School of Electrical and Computer Engineering - NTUA

Database and Knowledge Systems Lab

Projects


Relax Doctoral Network


Relax-DN

The RELAX European Doctoral Network aims to train a cohort of highly mobile and adaptable researchers to become experts in the design of scalable and efficient data-intensive software systems. These experts will master the specific skill of navigating the semantics or correctness conditions of applications, with the goal of enhancing scalability, response times, and availability. Working across the disciplinary specialisms of data science, data management, distributed computing and computing systems, the Fellows will develop knowledge of the broad issues underpinning data analytics systems. The bespoke training programme fosters intellectual enquiry and combines technical and scientific research training with courses in innovation, management and leadership. The training network addresses a critical skills gap in data analytics expertise, which needs urgently addressed to support innovation and employment in a fast-growing European data economy. The 14 partner organizations representing 8 countries will benefit first-hand through intersectoral collaboration and an Open Innovation model. Two Fellows will conduct their PhD at DBLab, doing research involving data quality and its impact on large-scale data analytics.


HiDALGO2


HiDALGO2

HiDALGO2 aims to explore synergies between modelling, data acquisition, simulation, data analysis and visualization along with achieving better scalability on current and future HPC and AI infrastructures to deliver highly-scalable solutions that can effectively utilize pre-exascale systems. The project focuses on five use cases from the environmental area: improving air quality in urban agglomerations, energy efficiency of buildings, renewable energy sources, wildfires and meteo-hydrological forecasting.

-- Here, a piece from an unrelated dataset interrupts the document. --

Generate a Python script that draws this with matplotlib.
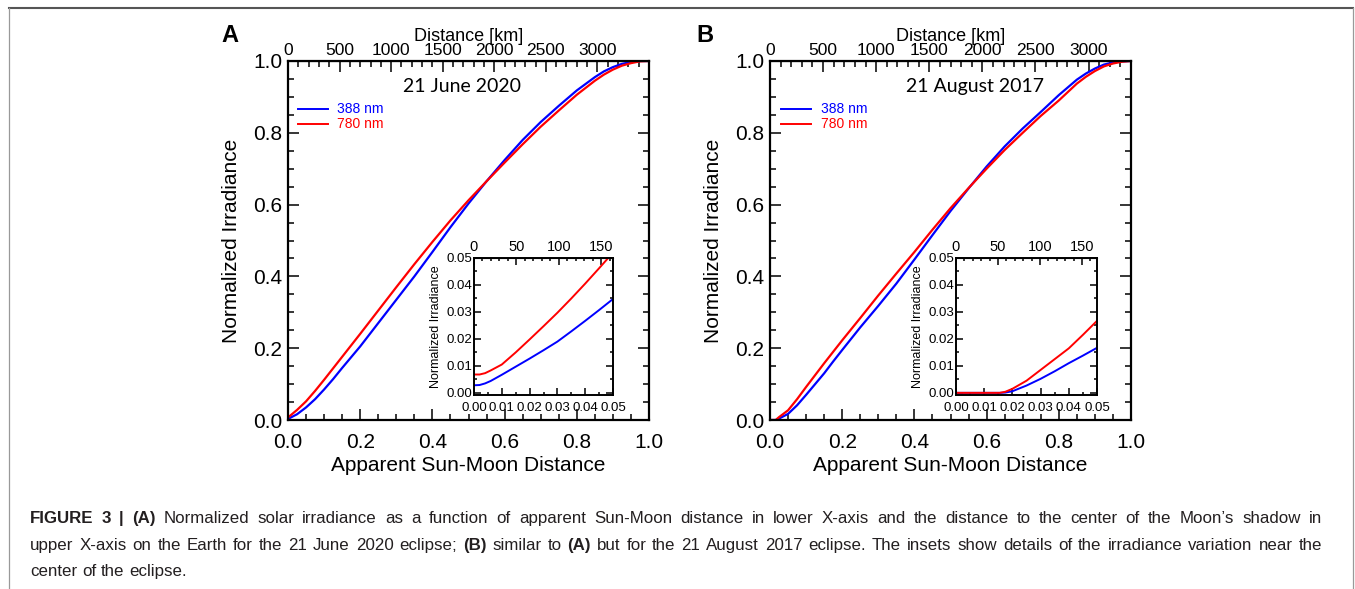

DBLab participates as the leading expert in HPDA (high-performance data analytics) for the aforementioned global challenges.


DAPHNE


DAPHNE

The DAPHNE project aims to define and build an open and extensible system infrastructure for integrated data analysis pipelines, including data management and processing, high-performance computing (HPC), and machine learning (ML) training and scoring. This vision stems from several key observations in this research field:

  • Systems of these areas share many compilation and runtime techniques.
  • There is a trend towards complex data analysis pipelines that combine these systems.
  • The used, increasingly heterogeneous, hardware infrastructure converges as well.
  • Yet, the programming paradigms, cluster resource management, as well as data formats and representations differ substantially.
Therefore, this project aims - with a joint consortium of experts from the data management, ML systems, and HPC communities - at systematically investigating the necessary system infrastructure, language abstractions, compilation and runtime techniques, as well as systems and tools necessary to increase the productivity when building such data analysis pipelines, and eliminating unnecessary performance bottlenecks. Our team is responsible for the DAPHNE runtime engine that provides the implementation of kernels for local, distributed and accelerator-enhanced operations, vectorized execution, integration with existing frameworks and libraries for productivity and interoperability, as well as efficient I/O and communication primitives. (project code)